■ STATED GOAL ■
Leaving out every picture, retype the lines below from the top through the one that contains "plt.rcParams['axes.unicode_minus'] = False".

[start]

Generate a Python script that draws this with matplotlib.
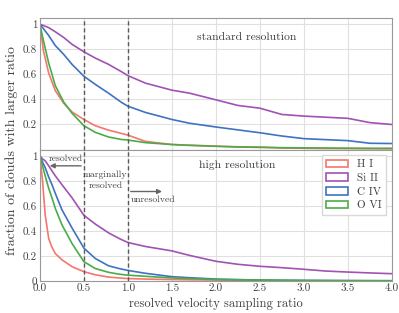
import matplotlib
matplotlib.use("Agg")
import matplotlib.pyplot as plt
from matplotlib.patches import Patch

plt.rcParams['font.family'] = 'serif'
plt.rcParams['font.serif'] = ['cmr10', 'DejaVu Serif']
plt.rcParams['mathtext.fontset'] = 'cm'
plt.rcParams['axes.unicode_minus'] = False

ions = ['H I', 'Si II', 'C IV', 'O VI']
colors = ['#f4776e', '#a152b3', '#3f72c0', '#4bab48']

# standard resolution
x_std = [0, 0.04, 0.1, 0.175, 0.27, 0.365, 0.5, 0.63, 0.78, 0.93, 1.0, 1.2,
         1.5, 1.7, 2.0, 2.25, 2.5, 2.75, 3.0, 3.25, 3.5, 3.75, 4.0]
hi_std = [1, 0.79, 0.61, 0.47, 0.37, 0.30, 0.24, 0.19, 0.155, 0.128, 0.115, 0.065,
          0.04, 0.035, 0.027, 0.022, 0.02, 0.012, 0.01, 0.008, 0.007, 0.006, 0.005]
siii_std = [1, 0.99, 0.973, 0.94, 0.895, 0.84, 0.78, 0.73, 0.68, 0.62, 0.59, 0.53,
            0.474, 0.45, 0.397, 0.352, 0.33, 0.28, 0.267, 0.258, 0.249, 0.215, 0.20]
civ_std = [1, 0.965, 0.91, 0.83, 0.76, 0.68, 0.585, 0.52, 0.45, 0.375, 0.346, 0.296,
           0.24, 0.21, 0.18, 0.157, 0.134, 0.108, 0.087, 0.079, 0.071, 0.05, 0.048]
ovi_std = [1, 0.87, 0.69, 0.51, 0.38, 0.29, 0.19, 0.137, 0.10, 0.08, 0.076, 0.055,
           0.04, 0.033, 0.026, 0.02, 0.017, 0.015, 0.013, 0.012, 0.011, 0.01, 0.01]

# high resolution
x_high = [0, 0.03, 0.06, 0.1, 0.137, 0.175, 0.25, 0.365, 0.5, 0.63, 0.78, 0.9, 1.0,
          1.2, 1.5, 1.7, 2.0, 2.25, 2.5, 2.75, 3.0, 3.25, 3.5, 3.75, 4.0]
hi_high = [1, 0.80, 0.53, 0.34, 0.27, 0.22, 0.17, 0.115, 0.075, 0.05, 0.032, 0.025, 0.02,
           0.016, 0.012, 0.01, 0.008, 0.006, 0.005, 0.004, 0.003, 0.003, 0.002, 0.002, 0.002]
siii_high = [1, 0.975, 0.96, 0.92, 0.88, 0.84, 0.77, 0.665, 0.525, 0.455, 0.385, 0.34, 0.308,
             0.276, 0.241, 0.205, 0.158, 0.134, 0.118, 0.107, 0.094, 0.08, 0.072, 0.065, 0.059]
civ_high = [1, 0.95, 0.906, 0.83, 0.77, 0.70, 0.57, 0.424, 0.263, 0.18, 0.122, 0.1, 0.085,
            0.062, 0.035, 0.027, 0.016, 0.012, 0.008, 0.006, 0.005, 0.004, 0.004, 0.003, 0.003]
ovi_high = [1, 0.92, 0.84, 0.74, 0.665, 0.58, 0.45, 0.30, 0.155, 0.10, 0.07, 0.055, 0.047,
            0.038, 0.025, 0.02, 0.012, 0.01, 0.008, 0.006, 0.005, 0.004, 0.003, 0.003, 0.002]

panels = [
    (x_std, [hi_std, siii_std, civ_std, ovi_std], 'standard resolution', (2.35, 0.9)),
    (x_high, [hi_high, siii_high, civ_high, ovi_high], 'high resolution', (2.24, 0.93)),
]

fig, axes = plt.subplots(2, 1, figsize=(3.99, 3.13), dpi=100, sharex=True)
fig.subplots_adjust(left=0.1, right=0.982, top=0.9425, bottom=0.102, hspace=0)

text_col = '0.25'
for ax, (xs, ys, title, tpos) in zip(axes, panels):
    for y, c in zip(ys, colors):
        ax.plot(xs, y, color=c, lw=1.2)
    for xv in [0.5, 1.0]:
        ax.axvline(xv, color='0.35', ls='--', lw=1.0, dashes=(3, 2))
    ax.set_xlim(0, 4)
    ax.set_ylim(0, 1.05)
    ax.grid(True, color='0.88', lw=0.8)
    ax.set_axisbelow(True)
    for s in ax.spines.values():
        s.set_color('0.6')
        s.set_linewidth(0.8)
    ax.tick_params(length=0, labelsize=8, labelcolor=text_col, pad=2)
    ax.text(tpos[0], tpos[1], title, ha='center', va='center', fontsize=8.4, color=text_col)

axes[0].set_yticks([0.2, 0.4, 0.6, 0.8, 1.0])
axes[0].set_yticklabels(['0.2', '0.4', '0.6', '0.8', '1'])
axes[1].set_yticks([0, 0.2, 0.4, 0.6, 0.8, 1.0])
axes[1].set_yticklabels(['0', '0.2', '0.4', '0.6', '0.8', '1'])
axes[1].set_xticks([0, 0.5, 1, 1.5, 2, 2.5, 3, 3.5, 4])
axes[1].set_xticklabels(['0.0', '0.5', '1.0', '1.5', '2.0', '2.5', '3.0', '3.5', '4.0'])

ax = axes[1]
arrow = dict(arrowstyle='-|>', color='0.4', lw=1.0, mutation_scale=7)
ax.annotate('', xy=(0.08, 0.92), xytext=(0.5, 0.92), arrowprops=arrow)
ax.text(0.29, 0.975, 'resolved', ha='center', va='center', fontsize=7, color=text_col)
ax.text(0.745, 0.805, 'marginally\nresolved', ha='center', va='center', fontsize=7,
        color=text_col, linespacing=1.3)
ax.annotate('', xy=(1.42, 0.715), xytext=(1.0, 0.715), arrowprops=arrow)
ax.text(1.03, 0.65, 'unresolved', ha='left', va='center', fontsize=7, color=text_col)

handles = [Patch(facecolor='none', edgecolor=c, lw=1.2, label=l) for c, l in zip(colors, ions)]
ax.legend(handles=handles, loc='upper right', fontsize=8, frameon=True, framealpha=1,
          edgecolor='0.85', fancybox=False, handlelength=2.0, labelcolor=text_col,
          borderpad=0.4, labelspacing=0.35)

fig.text(0.03, 0.52, 'fraction of clouds with larger ratio', rotation=90,
         ha='center', va='center', fontsize=10, color=text_col)
ax.set_xlabel('resolved velocity sampling ratio', fontsize=9, color=text_col, labelpad=3)

fig.savefig('out.png', dpi=100)
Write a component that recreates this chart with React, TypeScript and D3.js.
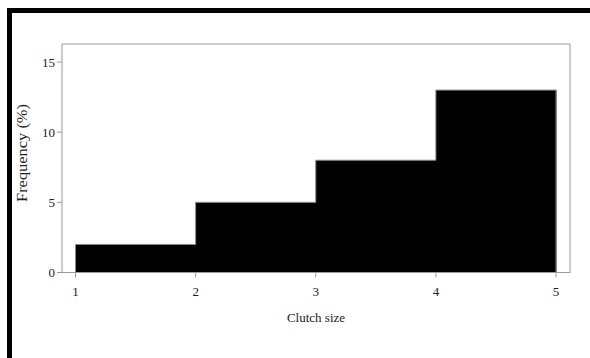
import { useEffect, useRef } from 'react';
import * as d3 from 'd3';

// Histogram of clutch size
const binStarts = [1, 2, 3, 4];
const binEnds = [2, 3, 4, 5];
const frequencies = [2, 5, 8, 13];
const xTicks = [1, 2, 3, 4, 5];
const yTicks = [0, 5, 10, 15];

const WIDTH = 590;
const HEIGHT = 358;

export default function App() {
  const svgRef = useRef<SVGSVGElement>(null);

  useEffect(() => {
    if (!svgRef.current) return;
    document.body.style.margin = '0';

    const svg = d3.select(svgRef.current);
    svg.selectAll('*').remove();

    const frame = { left: 62, right: 570, top: 44, bottom: 272.5 };
    const x = d3.scaleLinear().domain([1, 5]).range([75.5, 556]);
    const y = d3.scaleLinear().domain([0, 15]).range([frame.bottom, 62]);
    const grey = '#9a9a9a';
    const font = '"Liberation Serif", "DejaVu Serif", serif';

    // outer page frame (top + left only)
    svg.append('rect').attr('x', 7).attr('y', 8).attr('width', WIDTH - 7).attr('height', 5).attr('fill', '#000');
    svg.append('rect').attr('x', 7).attr('y', 8).attr('width', 5).attr('height', HEIGHT - 8).attr('fill', '#000');

    // bars (filled, no inner strokes)
    svg.append('g')
      .selectAll('rect')
      .data(frequencies)
      .enter()
      .append('rect')
      .attr('x', (_d, i) => x(binStarts[i]))
      .attr('width', (_d, i) => x(binEnds[i]) - x(binStarts[i]) + 0.5)
      .attr('y', d => y(d))
      .attr('height', d => y(0) - y(d))
      .attr('fill', '#000');

    // grey outline of the histogram as a step line
    const steps: [number, number][] = [[binStarts[0], 0]];
    frequencies.forEach((f, i) => {
      steps.push([binStarts[i], f]);
      steps.push([binEnds[i], f]);
    });
    steps.push([binEnds[binEnds.length - 1], 0]);
    svg.append('path')
      .attr('d', d3.line<[number, number]>().x(d => x(d[0])).y(d => y(d[1]))(steps))
      .attr('fill', 'none')
      .attr('stroke', '#8a8a8a')
      .attr('stroke-width', 1);

    // plot frame
    svg.append('rect')
      .attr('x', frame.left)
      .attr('y', frame.top)
      .attr('width', frame.right - frame.left)
      .attr('height', frame.bottom - frame.top)
      .attr('fill', 'none')
      .attr('stroke', grey)
      .attr('stroke-width', 1);

    // x ticks
    const xg = svg.append('g');
    xTicks.forEach(t => {
      xg.append('line')
        .attr('x1', x(t)).attr('x2', x(t))
        .attr('y1', frame.bottom).attr('y2', frame.bottom + 5)
        .attr('stroke', grey);
      xg.append('text')
        .attr('x', x(t))
        .attr('y', 296)
        .attr('text-anchor', 'middle')
        .style('font-family', font)
        .style('font-size', '13px')
        .style('fill', '#222')
        .text(t);
    });

    // y ticks
    const yg = svg.append('g');
    yTicks.forEach(t => {
      yg.append('line')
        .attr('x1', frame.left - 5).attr('x2', frame.left)
        .attr('y1', y(t)).attr('y2', y(t))
        .attr('stroke', grey);
      yg.append('text')
        .attr('x', frame.left - 7)
        .attr('y', y(t))
        .attr('dy', '0.35em')
        .attr('text-anchor', 'end')
        .style('font-family', font)
        .style('font-size', '13px')
        .style('fill', '#222')
        .text(t);
    });

    // axis titles
    svg.append('text')
      .attr('x', (frame.left + frame.right) / 2)
      .attr('y', 322)
      .attr('text-anchor', 'middle')
      .style('font-family', font)
      .style('font-size', '13px')
      .style('fill', '#222')
      .text('Clutch size');

    svg.append('text')
      .attr('transform', `translate(27,153) rotate(-90)`)
      .attr('text-anchor', 'middle')
      .attr('textLength', 98)
      .attr('lengthAdjust', 'spacingAndGlyphs')
      .style('font-family', font)
      .style('font-size', '14px')
      .style('fill', '#222')
      .text('Frequency (%)');
  }, []);

  return (
    <svg
      ref={svgRef}
      width={WIDTH}
      height={HEIGHT}
      style={{ display: 'block', background: '#fff' }}
    />
  );
}
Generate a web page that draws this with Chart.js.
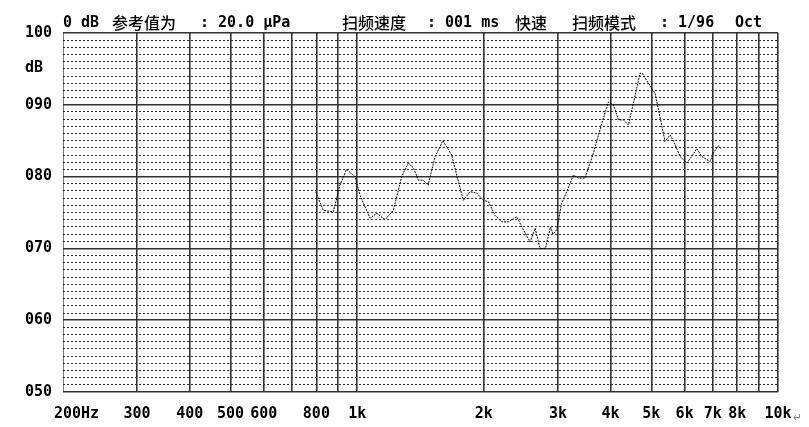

[end]

■ ANSWER TO THE EXERCISE ■
Generate a Python script that draws this with matplotlib.
import matplotlib
matplotlib.use("Agg")
import matplotlib.pyplot as plt
from matplotlib.patches import Patch

plt.rcParams['font.family'] = 'serif'
plt.rcParams['font.serif'] = ['cmr10', 'DejaVu Serif']
plt.rcParams['mathtext.fontset'] = 'cm'
plt.rcParams['axes.unicode_minus'] = False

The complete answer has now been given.